- Born: 1978 or 1979 (age 46–47) Saint Petersburg, Russia
- Education: University of Sydney (BCom)
- Spouse: Scott Barlow ​ ​(m. 2006; div. 2024)​
- Children: 2
- Relatives: David Traktovenko (stepfather)

= Alina Barlow =

Australian businesswoman and socialite (born 1978–79)

Alina Barlow (born 1978 or 1979) is a Russian-born Australian businesswoman, jewellery designer and socialite. She owns the A-League soccer club Sydney FC.

== Early life and education ==
Alina Barlow was born in Saint Petersburg, Russia, in 1978 or 1979. At age 11, Barlow's parents divorced, and her mother, Tonya, began dating David Traktovenko, a billionaire banker.

Barlow studied economics in Saint Petersburg before moving to Sydney, Australia, in 1999, where she attained a Bachelor of Commerce from the University of Sydney.

== Career ==
After graduating, Barlow became a chartered accountant and later worked in marketing for Sydney FC, which was operated by her stepfather at the time. In 2015, she founded Alinka, a jewellery brand.
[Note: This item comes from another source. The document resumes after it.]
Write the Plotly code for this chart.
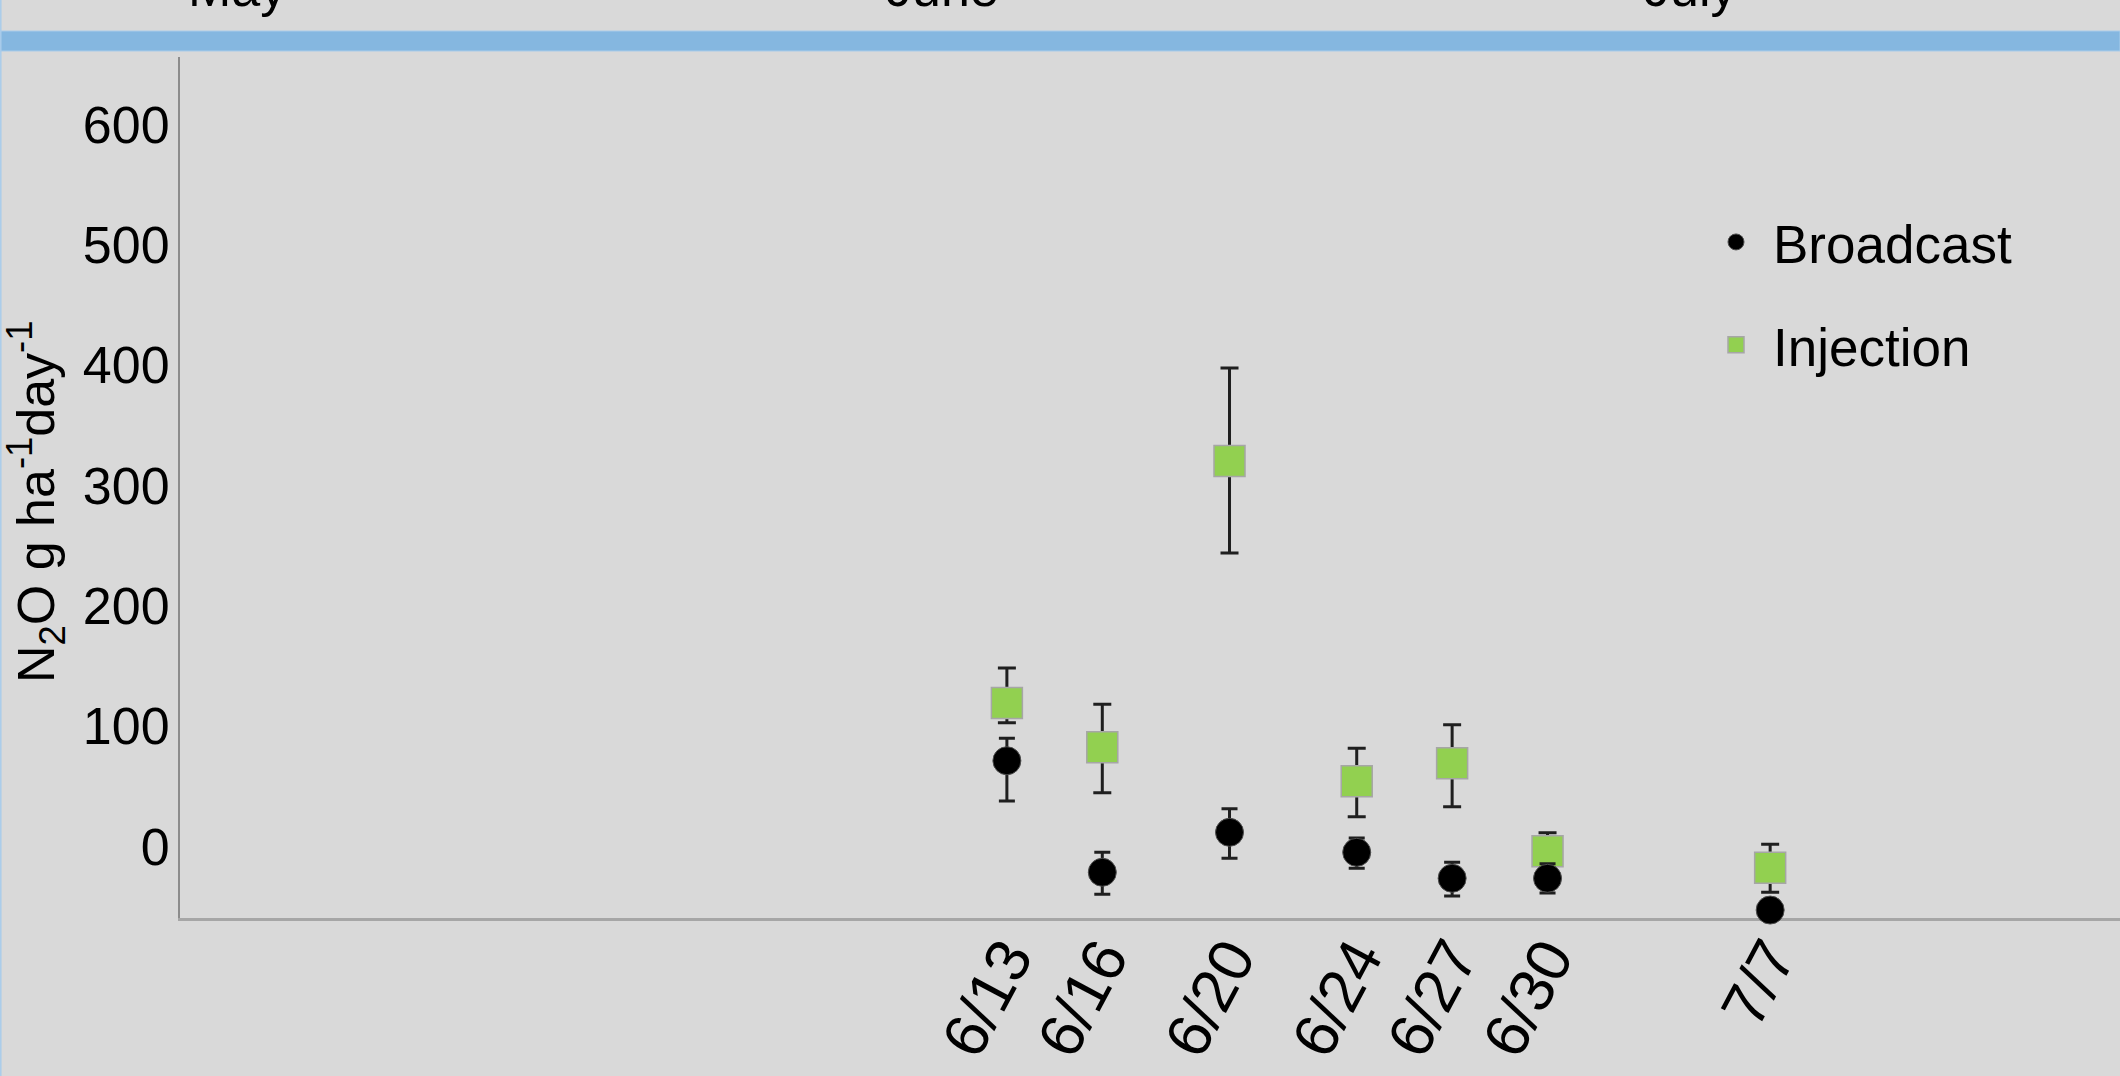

Since 2012, Barlow has taken an active role at Sydney FC, and is now considered to be the team's owner. She has been the director of the Sydney FC Foundation since 2025.

== Personal life ==
From 2006 to 2024, Barlow was married to businessman Scott Barlow, with whom she has two children. She is a close friend of socialite Terry Biviano, and is a member of the Sydney Children's Hospitals Foundation's Gold Dinner Committee.